Der Ochs im Stall war eine Kuh. Muh.
Von Zeit zu Zeit die Welt beobachten und drüber schreiben. Heute: eine Weihnachtsgeschichte (jaja, es ist noch Advent, aber nun bin ich dran mit dem Spiritusblog und da müssen die Kirchenjahreszeit-Purist*innen jetzt halt stark sein. Sorry)

Ich bin sicher: der Ochs im Stall von Bethlehem war gar kein Ochs. Er war eine Kuh. Und diese Kuh war Mama Muh.
Und wenn du nicht weißt, wer Mama Muh ist, dann tust du mir sehr leid, aber das lässt sich ja ändern. Mama Muh ist nämlich die Beste. Jede*r sollte mindestens ein Buch über sie im Haus haben: https://www.oetinger.de/mama-muh

Mama Muh ist eine Kuh, die einfach macht, worauf sie Lust hat. Sie klettert auf Bäume, schwimmt im See, fährt Fahrrad, schlängelt sich bäuchlings am Boden durch den Stall und es ist ihr vollkommen egal, dass Kühe all das ja eigentlich gar nicht können. Außerdem ist sie die beste Freundin einer sehr schlecht gelaunten Krähe, was ihrer eigenen guten Laune und Gelassenheit aber keinerlei Abbruch tut.

Nun, da du weißt, wer Mama Muh ist, ist auch dir natürlich klar, dass sie einfach im Stall von Bethlehem gewesen sein MUSS. Denn wie hätten Maria und Josef, die Hirt*innen, Engel, Schafe und der Esel sonst diese ganze Weihnachtsaufregung schaffen sollen?
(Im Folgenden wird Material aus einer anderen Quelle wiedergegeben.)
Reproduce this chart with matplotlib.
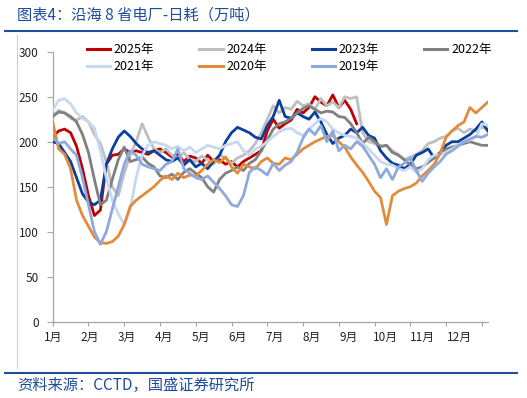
import numpy as np
import matplotlib
matplotlib.use('Agg')
import matplotlib.pyplot as plt
from matplotlib.lines import Line2D

# Typsnitt med kinesiska tecken
plt.rcParams['font.family'] = ['Noto Sans CJK SC', 'DejaVu Sans']

# Dag på året, var femte dag
dagar = np.arange(0, 366, 5)
manader = ['1月', '2月', '3月', '4月', '5月', '6月', '7月', '8月', '9月', '10月', '11月', '12月']

# Dagsförbrukning (万吨)
ar_2025 = [205, 212, 214, 210, 195, 170, 140, 118, 124, 175,
           185, 186, 192, 188, 190, 188, 186, 190, 192, 188,
           183, 186, 178, 184, 182, 176, 185, 178, 180, 175,
           178, 172, 178, 182, 186, 190, 212, 225, 215, 220,
           224, 236, 232, 238, 250, 244, 240, 252, 238, 246,
           236, 220]
ar_2024 = [228, 235, 232, 226, 224, 228, 222, 208, 198, 178,
           150, 140, 165, 185, 200, 220, 205, 192, 188, 192,
           185, 182, 188, 180, 178, 184, 180, 175, 185, 182,
           176, 182, 185, 190, 198, 210, 225, 240, 232, 238,
           236, 245, 240, 242, 236, 248, 240, 244, 238, 250,
           248, 250, 210, 200, 198, 194, 196, 190, 186, 180,
           183, 186, 190, 198, 200, 204, 206, 212, 215, 210,
           214, 212, 216, 214]
ar_2023 = [200, 198, 188, 178, 160, 142, 133, 130, 135, 175,
           192, 205, 212, 206, 198, 192, 188, 190, 185, 180,
           178, 182, 174, 180, 172, 176, 170, 178, 185, 200,
           210, 216, 213, 210, 205, 203, 218, 228, 246, 228,
           226, 232, 228, 225, 233, 222, 208, 198, 204, 207,
           214, 210, 216, 207, 204, 190, 182, 176, 174, 170,
           175, 185, 188, 192, 182, 188, 196, 200, 200, 204,
           208, 214, 222, 212]
ar_2022 = [228, 233, 232, 228, 222, 208, 188, 158, 130, 135,
           158, 180, 194, 178, 180, 183, 176, 172, 162, 160,
           164, 158, 166, 170, 165, 160, 150, 144, 158, 165,
           168, 172, 168, 176, 180, 190, 202, 214, 220, 222,
           226, 232, 237, 240, 236, 232, 234, 233, 228, 227,
           220, 210, 198, 205, 200, 195, 196, 188, 185, 180,
           174, 170, 172, 177, 182, 186, 192, 194, 196, 198,
           200, 198, 196, 196]
ar_2021 = [235, 246, 248, 242, 232, 226, 222, 215, 190, 160,
           135, 120, 108, 125, 160, 185, 196, 200, 198, 196,
           192, 195, 190, 194, 188, 192, 196, 194, 192, 196,
           198, 200, 190, 185, 192, 195, 200, 206, 211, 214,
           215, 210, 207, 214, 220, 226, 222, 214, 210, 207,
           206, 204, 198, 192, 185, 178, 175, 174, 170, 168,
           172, 166, 170, 180, 185, 186, 188, 192, 196, 200,
           202, 205, 220, 218]
ar_2020 = [222, 192, 186, 170, 135, 118, 106, 94, 88, 87,
           89, 95, 108, 128, 135, 140, 145, 150, 157, 162,
           158, 165, 160, 163, 162, 168, 175, 180, 177, 183,
           172, 165, 175, 172, 170, 178, 182, 176, 175, 182,
           180, 186, 192, 196, 200, 203, 206, 207, 200, 194,
           183, 174, 166, 156, 145, 138, 108, 140, 145, 148,
           150, 154, 162, 168, 175, 187, 205, 212, 218, 222,
           238, 232, 238, 244]
ar_2019 = [205, 198, 200, 192, 185, 160, 130, 100, 86, 100,
           125, 150, 175, 190, 185, 175, 172, 170, 168, 175,
           178, 192, 170, 165, 160, 158, 162, 155, 148, 140,
           130, 128, 140, 166, 172, 168, 163, 176, 168, 174,
           178, 188, 204, 214, 208, 218, 200, 212, 190, 196,
           192, 200, 195, 185, 175, 160, 170, 158, 172, 176,
           182, 168, 156, 165, 172, 178, 186, 190, 195, 200,
           203, 206, 205, 208]

serier = [
    ('2025年', ar_2025, '#C00000'),
    ('2024年', ar_2024, '#BFBFBF'),
    ('2023年', ar_2023, '#0A3F9C'),
    ('2022年', ar_2022, '#808080'),
    ('2021年', ar_2021, '#C6D9F0'),
    ('2020年', ar_2020, '#E38B3D'),
    ('2019年', ar_2019, '#8EA9DB'),
]

bla = '#1E4D9B'
gra = '#A6A6A6'

fig = plt.figure(figsize=(5.27, 3.98), dpi=100)
ax = fig.add_axes([0.1, 0.1917, 0.8256, 0.6783])

linjer = {}
for i, (namn, varden, farg) in enumerate(serier):
    l, = ax.plot(dagar[:len(varden)], varden, color=farg, lw=2.0, zorder=2 + i)
    linjer[namn] = l

ax.set_xlim(0, 365)
ax.set_ylim(0, 300)

for s in ['top', 'right']:
    ax.spines[s].set_visible(False)
for s in ['left', 'bottom']:
    ax.spines[s].set_color(gra)
    ax.spines[s].set_linewidth(0.9)

ax.set_yticks(range(0, 301, 50))
ax.tick_params(axis='y', length=4, width=0.8, color=gra, pad=6, labelsize=8.5, labelcolor='#222222')

# Streck vid varje månadsgräns, etiketter separat
ax.xaxis.remove_overlapping_locs = False
ax.set_xticks(np.arange(13) * 30)
ax.set_xticklabels([])
ax.set_xticks(np.arange(12) * 31, minor=True)
ax.set_xticklabels(manader, minor=True)
ax.tick_params(axis='x', which='major', length=3, width=0.8, color=gra)
ax.tick_params(axis='x', which='minor', length=0, pad=7, labelsize=8.5, labelcolor='#222222')

# Legend radvis: 2025..2022 överst, 2021..2019 under
ordning = ['2025年', '2021年', '2024年', '2020年', '2023年', '2019年', '2022年']
handtag = [Line2D([0], [0], color=linjer[n].get_color(), lw=2.2) for n in ordning]
ax.legend(handtag, ordning, ncol=4, loc='upper left',
          bbox_to_anchor=(87 / 527, 1 - 43.5 / 398), bbox_transform=fig.transFigure,
          frameon=False, borderpad=0, borderaxespad=0, fontsize=9,
          handlelength=1.85, handletextpad=0.3, columnspacing=3.6, labelspacing=0.3)

# Rubrik, källa och ramlinjer
fig.text(17 / 527, 1 - 15 / 398, '图表4：沿海 8 省电厂-日耗（万吨）', color=bla, fontsize=11, va='center', ha='left')
fig.text(17 / 527, 1 - 385 / 398, '资料来源：CCTD，国盛证券研究所', color=bla, fontsize=11, va='center', ha='left')
fig.add_artist(Line2D([5 / 527, 517 / 527], [1 - 31 / 398] * 2, color=bla, lw=1.5))
fig.add_artist(Line2D([5 / 527, 517 / 527], [1 - 372.7 / 398] * 2, color=bla, lw=1.5))
fig.add_artist(Line2D([17 / 527] * 2, [1 - 35 / 398, 1 - 368 / 398], color='#D0D0D0', lw=0.8))

fig.savefig('out.png', dpi=100)
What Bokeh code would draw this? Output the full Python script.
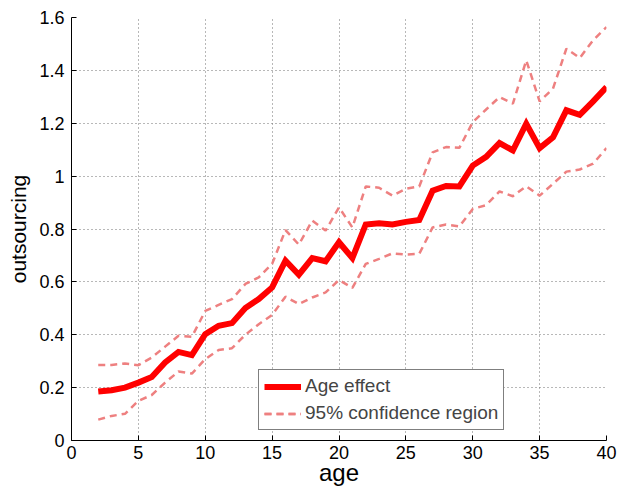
from bokeh.plotting import figure
from bokeh.models import (FixedTicker, CustomJSTickFormatter, Legend, LegendItem, Range1d)
from bokeh.embed import file_html
from bokeh.resources import INLINE

# Estimated age effect on outsourcing with its 95% confidence band
ages = list(range(2, 41))
age_effect = [0.185, 0.190, 0.200, 0.219, 0.240, 0.295, 0.335, 0.323, 0.402, 0.434,
              0.444, 0.501, 0.535, 0.579, 0.680, 0.627, 0.690, 0.678, 0.750, 0.690,
              0.817, 0.822, 0.817, 0.827, 0.834, 0.945, 0.963, 0.961, 1.040, 1.073,
              1.125, 1.097, 1.198, 1.106, 1.147, 1.249, 1.232, 1.283, 1.337]
ci_upper = [0.286, 0.286, 0.291, 0.285, 0.314, 0.355, 0.396, 0.392, 0.490, 0.513,
            0.535, 0.592, 0.617, 0.668, 0.796, 0.741, 0.832, 0.794, 0.882, 0.806,
            0.961, 0.956, 0.926, 0.952, 0.961, 1.090, 1.110, 1.107, 1.204, 1.252,
            1.299, 1.274, 1.438, 1.283, 1.331, 1.482, 1.447, 1.514, 1.564]
ci_lower = [0.079, 0.093, 0.101, 0.150, 0.172, 0.219, 0.261, 0.253, 0.308, 0.342,
            0.349, 0.400, 0.440, 0.475, 0.544, 0.516, 0.541, 0.560, 0.607, 0.577,
            0.668, 0.687, 0.708, 0.703, 0.706, 0.806, 0.817, 0.810, 0.876, 0.890,
            0.942, 0.924, 0.962, 0.926, 0.971, 1.017, 1.025, 1.047, 1.106]

x_ticks = [0, 5, 10, 15, 20, 25, 30, 35, 40]
y_ticks = [0, 0.2, 0.4, 0.6, 0.8, 1.0, 1.2, 1.4, 1.6]

FONT = "Liberation Sans"

p = figure(width=618, height=491, output_backend="svg", toolbar_location=None,
           x_range=Range1d(0, 40), y_range=Range1d(0, 1.6),
           min_border_left=71, min_border_right=12, min_border_top=17,
           min_border_bottom=51)
p.outline_line_color = None
p.background_fill_color = "white"
p.border_fill_color = "white"

# dotted grid
for g in (p.xgrid, p.ygrid):
    g.grid_line_color = "#707070"
    g.grid_line_dash = "1 3"
    g.grid_line_width = 1
p.xgrid.ticker = FixedTicker(ticks=x_ticks)
p.ygrid.ticker = FixedTicker(ticks=y_ticks)

fmt = CustomJSTickFormatter(code="return String(Math.round(tick * 10) / 10);")
for ax, ticks in ((p.xaxis[0], x_ticks), (p.yaxis[0], y_ticks)):
    ax.ticker = FixedTicker(ticks=ticks, minor_ticks=[])
    ax.formatter = fmt
    ax.axis_line_color = "black"
    ax.major_tick_in = 5
    ax.major_tick_out = 0
    ax.minor_tick_in = 0
    ax.minor_tick_out = 0
    ax.major_label_text_font = FONT
    ax.major_label_text_font_size = "18px"
    ax.major_label_text_color = "black"
    ax.axis_label_text_font = FONT
    ax.axis_label_text_font_style = "normal"
    ax.axis_label_text_color = "black"

p.xaxis.axis_label = "age"
p.xaxis.axis_label_text_font_size = "24px"
p.xaxis.major_label_standoff = 5
p.xaxis.axis_label_standoff = -3

p.yaxis.axis_label = "outsourcing"
p.yaxis.axis_label_text_font_size = "21px"
p.yaxis.major_label_standoff = 7
p.yaxis.axis_label_standoff = 6

band_color = "#EE8080"
r_up = p.line(ages, ci_upper, line_color=band_color, line_width=2.5, line_dash="7 5")
r_lo = p.line(ages, ci_lower, line_color=band_color, line_width=2.5, line_dash="7 5")
r_main = p.line(ages, age_effect, line_color="#FF0000", line_width=6, line_join="miter")

legend = Legend(items=[LegendItem(label="Age effect", renderers=[r_main]),
                       LegendItem(label="95% confidence region", renderers=[r_up, r_lo])],
                location=(187, 10), margin=0, padding=5, spacing=5,
                glyph_width=37, glyph_height=21, label_height=21, label_standoff=4,
                label_text_font=FONT, label_text_font_size="19px",
                border_line_color="black", border_line_width=1,
                background_fill_color="white", background_fill_alpha=1)
p.add_layout(legend, "center")

open("out.html", "w").write(file_html(p, INLINE))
Ein neugeborenes Kind in der Winterkälte. Samt neugeborenen Eltern. Ein Haufen Leute, die einander nicht kennen. Engel zum Fürchten schön. Und dazu noch all die Dezembergefühle. All das Mitgebrachte von dir und mir. Tränen und Wut und Erschöpfung. Das nicht genug bekommen haben in diesem Jahr: nicht genug Zärtlichkeit, nicht genug Lob, nicht genug Pausen. All die mitgebrachte Welt: Krieg, Klimakatastrophe, Pandemie. Der Stall von Bethlehem war voll davon. Er ist es Jahr für Jahr.  Denn wohin sollten wir auch sonst gehen mit all dem? Wohin sonst als in diesen kleinen Raum mit Stroh und Dreck und mit dem Kind.

Voll war der Stall. Und ganz hinten an der Wand, gleich bei der Krippe, da stand Mama Muh. Sie atmete ruhig und ihr dicker Bauch bewegte sich dabei. Um sie herum war es warm. Wie es um Kühe herum immer warm ist, weil sie so warmherzige Tiere sind.

„Schaut nur“, sagte Mama Muh zu Krähe und zu mir. „Schaut nur: das Kind. Was für süße Fingerchen es hat. Was für schöne schwarze Haare.“  Und das stimmte. „Muh“. sagte Mama Muh. Sie sagte es ganz leise, um das Kind nicht zu wecken. „Muh.“ Und die schönen schwarzen Babyhaare bewegten sich in ihrem warmen Atem.

Dann drängten sich ein paar Hirt*innen nach vorne. Sie breiteten Worte aus: Frieden. Und: Wohlgefallen. Und: Finden. Und: Heiland.
„So schöne Wörter.“ sagte Mama Muh fröhlich. Aber Krähe rollte mit den Augen. „Wer braucht schon Wörter? Krächz. Echter Friede. Das wärs. Und wo bleibt eigentlich der Geburtstagskuchen und das Ende der Tränen?“ Und irgendwie hatte sie recht. Da stimmst du mir sicher zu.

Mama Muh lächelte versonnen. Und schüttelte ein bißchen ihre Hörner hin und her. So dass sich ihr Kopf bewegte. Und ihr Hals. Und die Glocke um ihren Hals fing an, ganz sacht zu bimmeln. Eine kleine Melodie. „Muh“, sagte Mama Muh. Und obwohl das ja nun so gar keine Antwort ist auf das Vermissen von Geburtstagskuchen und Frieden und von allem anderen, was fehlt im Leben, obwohl also, obwohl - vergaßen Krähe und ich und die Hirt*innen einen Moment alles, denn die Glocke bimmelte und das Kind wachte auf und streckte seine Händchen aus. Und alle im Stall machten: „Ooooooooh.“

Nur Mama Muh machte „Muh.“  Und einfach alles, in uns und um uns, der ganze kleine Raum mit Stroh und Dreck und Kind und wir alle dazu waren voll mit großer Freude.

 

Wochenaufgabe:

Etwas Kaltes (einen Löffel, einen Stein, eine Angst) in der Hand wärmen.